Designed specifically for the X-Carve with a DeWalt 611 router, [Mark Edstrom]’s brush is a simple design that’s almost entirely 3D printed. The shroud encloses the router body and clamps to the mounting bracket, totally surrounding the business end of the machine. The cup is trimmed with a flexible fringe to trap the dust and guide it to the port that fits a small (1-1/4″ diameter) shop vac hose. The hose is neatly routed along the wiring harness, and the suction is provided by a standard shop vac.

Files for the cup are up on Thingiverse; we suspect it’d be easy to modify the design to work with other routers and dust collectors.
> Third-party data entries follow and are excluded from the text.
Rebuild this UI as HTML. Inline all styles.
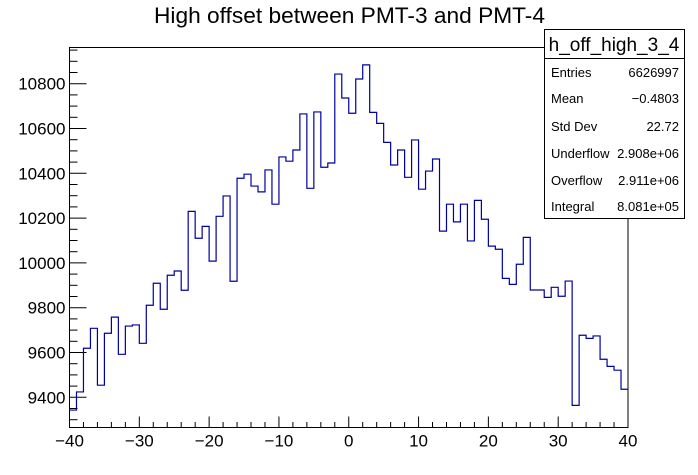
<!DOCTYPE html>
<html><head><meta charset="utf-8"><style>
html,body{margin:0;padding:0;background:#fff;}
svg{display:block;font-family:"Liberation Sans",Arial,sans-serif;}
</style></head><body>
<svg id="chart" width="698" height="475" viewBox="0 0 698 475">
<rect x="0" y="0" width="698" height="475" fill="#fff"/>
<text x="349.5" y="23" font-size="22" text-anchor="middle" textLength="391" lengthAdjust="spacingAndGlyphs">High offset between PMT-3 and PMT-4</text>
<g id="axes"></g>
<path id="hist" fill="none" stroke="#0000a0" stroke-width="1.2"/>
<g>
<rect x="544.5" y="29.5" width="140" height="189" fill="#fff" stroke="#000" stroke-width="1"/>
<line x1="544.5" y1="58.5" x2="684.5" y2="58.5" stroke="#000"/>
<text x="614" y="51" font-size="19" text-anchor="middle">h_off_high_3_4</text>
<g font-size="13">
<text x="551" y="77">Entries</text><text x="679" y="77" text-anchor="end">6626997</text>
<text x="551" y="103">Mean</text><text x="679" y="103" text-anchor="end">−0.4803</text>
<text x="551" y="131">Std Dev</text><text x="679" y="131" text-anchor="end">22.72</text>
<text x="551" y="158">Underflow</text><text x="679" y="158" text-anchor="end">2.908e+06</text>
<text x="551" y="185">Overflow</text><text x="679" y="185" text-anchor="end">2.911e+06</text>
<text x="551" y="211">Integral</text><text x="679" y="211" text-anchor="end">8.081e+05</text>
</g></g>
</svg>
<script>
const binLow = [-40,-39,-38,-37,-36,-35,-34,-33,-32,-31,-30,-29,-28,-27,-26,-25,-24,-23,-22,-21,-20,-19,-18,-17,-16,-15,-14,-13,-12,-11,-10,-9,-8,-7,-6,-5,-4,-3,-2,-1,0,1,2,3,4,5,6,7,8,9,10,11,12,13,14,15,16,17,18,19,20,21,22,23,24,25,26,27,28,29,30,31,32,33,34,35,36,37,38,39];
const counts = [9343,9424,9619,9708,9454,9686,9758,9592,9718,9723,9641,9811,9909,9793,9945,9964,9878,10230,10110,10163,10008,10208,10299,9918,10378,10396,10343,10317,10415,10262,10473,10454,10504,10665,10333,10674,10427,10446,10843,10736,10668,10821,10884,10672,10623,10538,10437,10504,10382,10549,10329,10410,10464,10142,10262,10183,10262,10098,10279,10195,10075,10061,9931,9904,9994,10114,9879,9879,9846,9891,9851,9919,9364,9677,9663,9674,9570,9538,9521,9436];
const xTicks = [-40,-30,-20,-10,0,10,20,30,40];
const yTicks = [9400,9600,9800,10000,10200,10400,10600,10800];
const binWidth = 1;

const L=69.5,R=628,T=47.5,B=427.5;
const xMin=-40,xMax=40;
const yRef0=9400,yPx0=397.3,pxPerUnit=0.224;
const X=v=>L+(v-xMin)/(xMax-xMin)*(R-L);
const Y=v=>yPx0-(v-yRef0)*pxPerUnit;
const yMin=yRef0-(B-yPx0)/pxPerUnit, yMax=yRef0+(yPx0-T)/pxPerUnit;
const NS="http://www.w3.org/2000/svg";
const ax=document.getElementById('axes');
function mk(tag,attrs,parent){const e=document.createElementNS(NS,tag);for(const k in attrs)e.setAttribute(k,attrs[k]);(parent||ax).appendChild(e);return e;}
const fr=mk('rect',{x:L,y:T,width:R-L,height:B-T,fill:'none',stroke:'#000','stroke-width':1});


// y ticks
for(let v=Math.ceil(yMin/50)*50; v<=yMax; v+=50){
  const major=v%200===0;
  const t=mk('line',{x1:L,x2:L+(major?17:8),y1:Y(v),y2:Y(v),stroke:'#000'});
  
  
}
yTicks.forEach(v=>{
  const t=mk('text',{x:L-4,y:Y(v)+6,'font-size':17,'text-anchor':'end'});
  t.textContent=v;
  
  
});
// x ticks
for(let v=xMin; v<=xMax; v+=2){
  const major=v%10===0;
  const t=mk('line',{x1:X(v),x2:X(v),y1:B,y2:B-(major?11:5.5),stroke:'#000'});
  
  
}
xTicks.forEach(v=>{
  const t=mk('text',{x:X(v),y:B+19,'font-size':17,'text-anchor':'middle'});
  t.textContent=v<0?'\u2212'+(-v):v;
  
  
});
// histogram
let d='';
counts.forEach((c,i)=>{
  const x0=X(binLow[i]),x1=X(binLow[i]+binWidth),y=Y(c);
  d+=(i===0?'M'+x0+','+y:'L'+x0+','+y)+'L'+x1+','+y;
});
document.getElementById('hist').setAttribute('d',d);
</script>
</body></html>
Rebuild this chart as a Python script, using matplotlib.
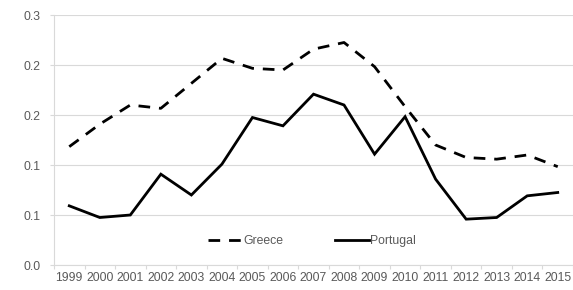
import matplotlib
matplotlib.use("Agg")
import matplotlib.pyplot as plt
from matplotlib.ticker import FixedLocator, FormatStrFormatter

years = [str(y) for y in range(1999, 2016)]
greece = [0.142, 0.169, 0.192, 0.188, 0.218, 0.248, 0.236, 0.234, 0.259,
          0.267, 0.238, 0.190, 0.144, 0.129, 0.127, 0.132, 0.118]
portugal = [0.071, 0.057, 0.060, 0.109, 0.084, 0.121, 0.177, 0.167, 0.205,
            0.192, 0.133, 0.178, 0.103, 0.055, 0.057, 0.083, 0.087]
y_ticks = [0.0, 0.06, 0.12, 0.18, 0.24, 0.30]

plt.rcParams['font.family'] = ['Liberation Sans', 'DejaVu Sans']
text_col = '#595959'
grid_col = '#d9d9d9'
fs = 8.8

fig = plt.figure(figsize=(5.73, 2.9), dpi=100)
ax = fig.add_axes([54/573, 25/290, 519/573, 250/290])

x = list(range(len(years)))
ax.plot(x, greece, color='black', lw=2.0, linestyle=(0, (4.2, 3.2)),
        dash_capstyle='butt', label='Greece')
ax.plot(x, portugal, color='black', lw=2.0, solid_joinstyle='miter',
        label='Portugal')

ax.set_xlim(-0.5, len(years) - 0.5)
ax.set_ylim(0, 0.3)
ax.yaxis.set_major_locator(FixedLocator(y_ticks))
ax.yaxis.set_major_formatter(FormatStrFormatter('%.1f'))
ax.set_xticks(x)
ax.set_xticklabels(years)
ax.set_xticks([i - 0.5 for i in range(len(years) + 1)], minor=True)
ax.tick_params(axis='x', which='major', length=0, pad=4.7, labelsize=fs, labelcolor=text_col)
ax.tick_params(axis='x', which='minor', length=3, color=grid_col, width=0.8)
ax.tick_params(axis='y', length=3, color=grid_col, width=0.8, pad=6.5,
               labelsize=fs, labelcolor=text_col)
ax.grid(axis='y', color=grid_col, lw=0.8)
ax.set_axisbelow(True)
for s in ['top', 'right']:
    ax.spines[s].set_visible(False)
ax.spines['left'].set_color(grid_col)
ax.spines['bottom'].set_color(grid_col)
ax.spines['left'].set_linewidth(0.8)
ax.spines['bottom'].set_linewidth(0.8)

leg = ax.legend(loc='center', bbox_to_anchor=(0.497, 0.096), ncol=2, frameon=False,
                fontsize=fs, handlelength=2.8, handletextpad=0.1, columnspacing=4.2)
for t in leg.get_texts():
    t.set_color(text_col)

fig.savefig('out.png', dpi=100)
You might even find a way to shroud a laser cutter and capture the exhaust with a DIY filter.

11 thoughts on “Clear The Air Around Your CNC Router With A Custom Dust Shroud

  1. I feel like you really need these to either be:

    A.) Transparent, so you can actually see where the cutter is.
    B.) Extremely easy to remove/attach. As in, no tools required, snap on/snap off type deal.

    I made mine out of some scrap acrylic and strip brush. As it is, it’s still difficult to touch off properly if it isn’t the middle of the day and I have the garage door open or I’ve got a flashlight.

  2. I designed and built one, too. The transparent skirt is just book cover tape folded on itself. The system has three parts: One attaches to the spindle and holds the vacuum hose, one clips to the bottom side of that using magnets and a rim that both aligns the bottom and top, also holds the skirt in place.

  3. I recently learned that my vacuum hose was pulling enough on my router (a Chinese CNC 6040) to make the cutter deflect down by about .003 to .005 in. That doesn’t sound like much, but It’ll ruin the flat face of a nice sign… so I took my vacuum off of the spindle and started developing a down-draft table instead.